-- start of Dataset section --

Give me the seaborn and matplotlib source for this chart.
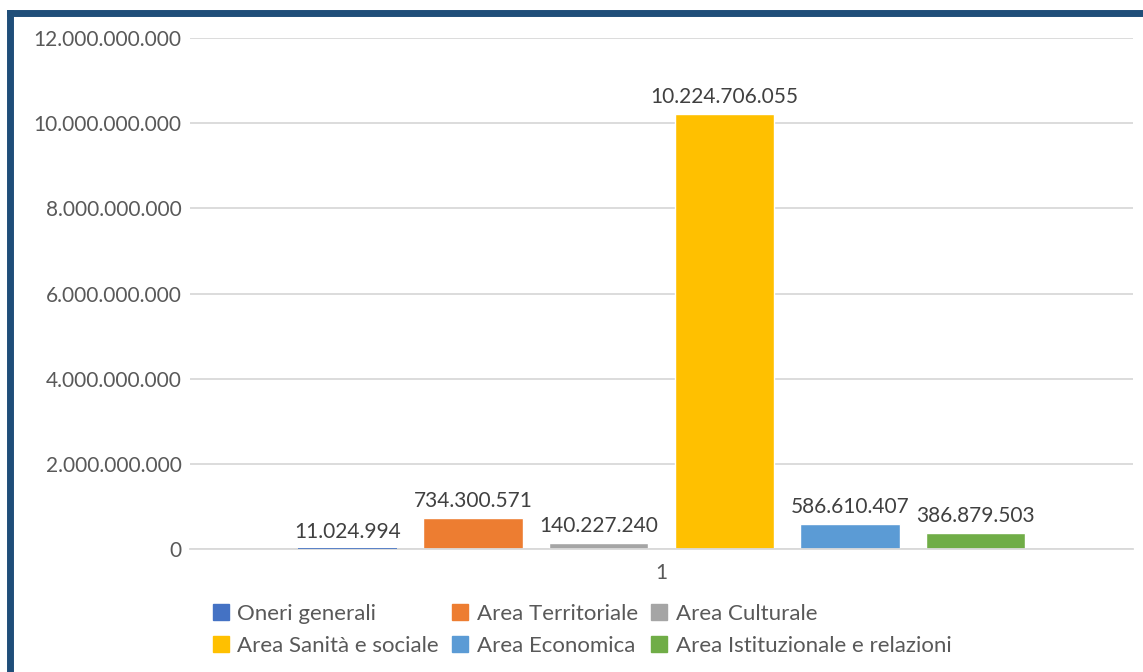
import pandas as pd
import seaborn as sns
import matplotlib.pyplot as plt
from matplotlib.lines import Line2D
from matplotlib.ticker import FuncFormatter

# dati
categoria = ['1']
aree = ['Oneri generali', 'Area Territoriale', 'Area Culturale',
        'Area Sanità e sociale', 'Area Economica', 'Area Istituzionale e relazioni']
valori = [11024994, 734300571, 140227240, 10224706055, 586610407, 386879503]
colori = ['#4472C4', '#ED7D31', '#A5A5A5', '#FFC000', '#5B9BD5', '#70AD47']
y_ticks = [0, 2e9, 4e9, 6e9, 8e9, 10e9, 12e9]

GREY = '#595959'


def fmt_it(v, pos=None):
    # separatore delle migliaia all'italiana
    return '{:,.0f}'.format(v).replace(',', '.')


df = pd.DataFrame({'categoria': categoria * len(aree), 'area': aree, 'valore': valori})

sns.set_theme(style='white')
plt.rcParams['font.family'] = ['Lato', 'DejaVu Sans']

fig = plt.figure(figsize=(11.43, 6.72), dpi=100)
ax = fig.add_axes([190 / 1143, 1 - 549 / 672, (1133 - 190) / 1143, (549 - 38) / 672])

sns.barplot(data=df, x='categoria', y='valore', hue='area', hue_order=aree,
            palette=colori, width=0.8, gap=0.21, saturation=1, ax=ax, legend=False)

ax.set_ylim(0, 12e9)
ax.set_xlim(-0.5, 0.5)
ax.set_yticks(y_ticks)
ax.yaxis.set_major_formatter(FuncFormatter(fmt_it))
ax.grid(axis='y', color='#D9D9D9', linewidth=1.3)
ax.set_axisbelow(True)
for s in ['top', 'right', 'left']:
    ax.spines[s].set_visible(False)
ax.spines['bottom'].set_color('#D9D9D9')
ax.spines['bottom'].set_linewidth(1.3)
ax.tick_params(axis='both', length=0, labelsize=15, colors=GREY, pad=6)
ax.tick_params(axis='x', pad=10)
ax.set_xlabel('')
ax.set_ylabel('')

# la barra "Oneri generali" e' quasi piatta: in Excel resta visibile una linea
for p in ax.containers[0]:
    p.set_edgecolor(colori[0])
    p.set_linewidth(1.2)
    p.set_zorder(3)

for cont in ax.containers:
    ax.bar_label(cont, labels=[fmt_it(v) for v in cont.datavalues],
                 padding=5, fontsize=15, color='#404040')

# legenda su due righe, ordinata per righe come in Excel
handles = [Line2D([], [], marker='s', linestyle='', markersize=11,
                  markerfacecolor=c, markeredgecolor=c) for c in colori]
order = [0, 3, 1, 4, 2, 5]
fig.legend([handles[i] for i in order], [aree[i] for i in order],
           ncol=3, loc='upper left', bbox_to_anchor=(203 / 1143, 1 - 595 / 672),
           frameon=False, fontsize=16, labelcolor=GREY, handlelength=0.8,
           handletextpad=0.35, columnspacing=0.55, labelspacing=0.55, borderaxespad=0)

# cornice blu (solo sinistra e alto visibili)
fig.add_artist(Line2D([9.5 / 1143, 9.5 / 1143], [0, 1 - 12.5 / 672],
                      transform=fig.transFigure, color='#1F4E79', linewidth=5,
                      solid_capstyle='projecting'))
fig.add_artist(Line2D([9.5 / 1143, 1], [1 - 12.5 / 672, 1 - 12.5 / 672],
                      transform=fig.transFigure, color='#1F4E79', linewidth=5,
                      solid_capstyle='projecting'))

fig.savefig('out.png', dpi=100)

-- end of Dataset section --

The task
Write out each line of the listing above, exactly, from its first line to the line holding "padding=5, fontsize=15, color='#404040')", inclusive. Skip the pictures.

Task solution
Give me the seaborn and matplotlib source for this chart.
import pandas as pd
import seaborn as sns
import matplotlib.pyplot as plt
from matplotlib.lines import Line2D
from matplotlib.ticker import FuncFormatter

# dati
categoria = ['1']
aree = ['Oneri generali', 'Area Territoriale', 'Area Culturale',
        'Area Sanità e sociale', 'Area Economica', 'Area Istituzionale e relazioni']
valori = [11024994, 734300571, 140227240, 10224706055, 586610407, 386879503]
colori = ['#4472C4', '#ED7D31', '#A5A5A5', '#FFC000', '#5B9BD5', '#70AD47']
y_ticks = [0, 2e9, 4e9, 6e9, 8e9, 10e9, 12e9]

GREY = '#595959'


def fmt_it(v, pos=None):
    # separatore delle migliaia all'italiana
    return '{:,.0f}'.format(v).replace(',', '.')


df = pd.DataFrame({'categoria': categoria * len(aree), 'area': aree, 'valore': valori})

sns.set_theme(style='white')
plt.rcParams['font.family'] = ['Lato', 'DejaVu Sans']

fig = plt.figure(figsize=(11.43, 6.72), dpi=100)
ax = fig.add_axes([190 / 1143, 1 - 549 / 672, (1133 - 190) / 1143, (549 - 38) / 672])

sns.barplot(data=df, x='categoria', y='valore', hue='area', hue_order=aree,
            palette=colori, width=0.8, gap=0.21, saturation=1, ax=ax, legend=False)

ax.set_ylim(0, 12e9)
ax.set_xlim(-0.5, 0.5)
ax.set_yticks(y_ticks)
ax.yaxis.set_major_formatter(FuncFormatter(fmt_it))
ax.grid(axis='y', color='#D9D9D9', linewidth=1.3)
ax.set_axisbelow(True)
for s in ['top', 'right', 'left']:
    ax.spines[s].set_visible(False)
ax.spines['bottom'].set_color('#D9D9D9')
ax.spines['bottom'].set_linewidth(1.3)
ax.tick_params(axis='both', length=0, labelsize=15, colors=GREY, pad=6)
ax.tick_params(axis='x', pad=10)
ax.set_xlabel('')
ax.set_ylabel('')

# la barra "Oneri generali" e' quasi piatta: in Excel resta visibile una linea
for p in ax.containers[0]:
    p.set_edgecolor(colori[0])
    p.set_linewidth(1.2)
    p.set_zorder(3)

for cont in ax.containers:
    ax.bar_label(cont, labels=[fmt_it(v) for v in cont.datavalues],
                 padding=5, fontsize=15, color='#404040')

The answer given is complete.